▶ **Aim**
The lines to extract run from the first line of the material below to the line containing "ax = fig.add_axes([0.1496, 0.104, 0.848, 0.845])", both included; leave the pictures behind.

----- Data extract

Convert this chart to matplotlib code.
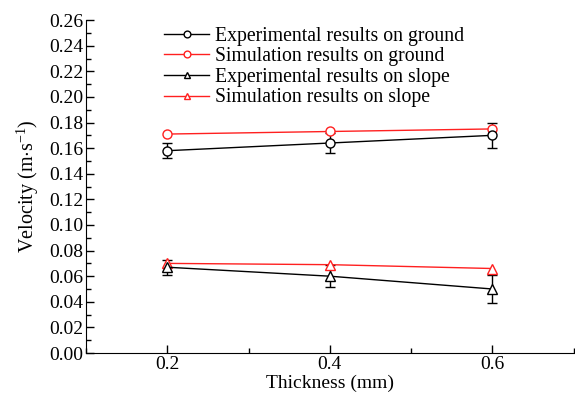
import matplotlib.pyplot as plt
from matplotlib.lines import Line2D
from matplotlib.ticker import MultipleLocator

plt.rcParams["font.family"] = ["Liberation Serif", "DejaVu Serif"]
plt.rcParams["mathtext.fontset"] = "custom"
plt.rcParams["mathtext.rm"] = "Liberation Serif"

thickness = [0.2, 0.4, 0.6]

exp_ground = [0.158, 0.164, 0.170]
exp_ground_err = [0.006, 0.008, 0.010]
sim_ground = [0.171, 0.173, 0.175]

exp_slope = [0.067, 0.060, 0.050]
exp_slope_err = [0.006, 0.0085, 0.011]
sim_slope = [0.070, 0.069, 0.066]

labels = [
    "Experimental results on ground",
    "Simulation results on ground",
    "Experimental results on slope",
    "Simulation results on slope",
]
RED = "#ff2020"

fig = plt.figure(figsize=(5.75, 3.94), dpi=100)
ax = fig.add_axes([0.1496, 0.104, 0.848, 0.845])

mk = dict(markersize=6.5, markerfacecolor="white", markeredgewidth=1.0, linewidth=1.0)
eb = dict(capsize=3.5, elinewidth=1.0, capthick=1.0)
ax.errorbar(thickness, exp_ground, yerr=exp_ground_err, color="black", marker="o", **eb, **mk)
ax.plot(thickness, sim_ground, color=RED, marker="o", **mk)
ax.errorbar(thickness, exp_slope, yerr=exp_slope_err, color="black", marker="^", **eb, **mk)
ax.plot(thickness, sim_slope, color=RED, marker="^", **mk)

ax.set_xlim(0.1, 0.7)
ax.set_ylim(0.0, 0.26)
ax.set_xticks([0.2, 0.4, 0.6])
ax.set_xticklabels(["0.2", "0.4", "0.6"])
ax.xaxis.set_minor_locator(MultipleLocator(0.1))
yt = [i * 0.02 for i in range(14)]
ax.set_yticks(yt)
ax.set_yticklabels([f"{v:.2f}" for v in yt])
ax.yaxis.set_minor_locator(MultipleLocator(0.01))
ax.set_ylim(0.0, 0.26)

ax.tick_params(which="both", direction="in", labelsize=14, width=1.0)
ax.tick_params(which="major", length=6, pad=2)
ax.tick_params(which="minor", length=3.5)
for side in ["top", "right"]:
    ax.spines[side].set_visible(False)

ax.set_xlabel("Thickness (mm)", fontsize=14, labelpad=1)
ax.set_ylabel(r"Velocity (m$\cdot$s$^{-1}$)", fontsize=14.5)
ax.yaxis.set_label_coords(-0.093, 0.5)

handles = [
    Line2D([], [], color="black", marker="o", **mk),
    Line2D([], [], color=RED, marker="o", **mk),
    Line2D([], [], color="black", marker="^", **mk),
    Line2D([], [], color=RED, marker="^", **mk),
]
ax.legend(handles, labels, loc="upper left", bbox_to_anchor=(0.16, 0.98), frameon=False,
          fontsize=14.2, handlelength=2.3, handletextpad=0.3, labelspacing=0.08,
          borderaxespad=0, borderpad=0, markerscale=0.75)

fig.savefig("out.png", dpi=100)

----------

▶ **Answer in full**
Convert this chart to matplotlib code.
import matplotlib.pyplot as plt
from matplotlib.lines import Line2D
from matplotlib.ticker import MultipleLocator

plt.rcParams["font.family"] = ["Liberation Serif", "DejaVu Serif"]
plt.rcParams["mathtext.fontset"] = "custom"
plt.rcParams["mathtext.rm"] = "Liberation Serif"

thickness = [0.2, 0.4, 0.6]

exp_ground = [0.158, 0.164, 0.170]
exp_ground_err = [0.006, 0.008, 0.010]
sim_ground = [0.171, 0.173, 0.175]

exp_slope = [0.067, 0.060, 0.050]
exp_slope_err = [0.006, 0.0085, 0.011]
sim_slope = [0.070, 0.069, 0.066]

labels = [
    "Experimental results on ground",
    "Simulation results on ground",
    "Experimental results on slope",
    "Simulation results on slope",
]
RED = "#ff2020"

fig = plt.figure(figsize=(5.75, 3.94), dpi=100)
ax = fig.add_axes([0.1496, 0.104, 0.848, 0.845])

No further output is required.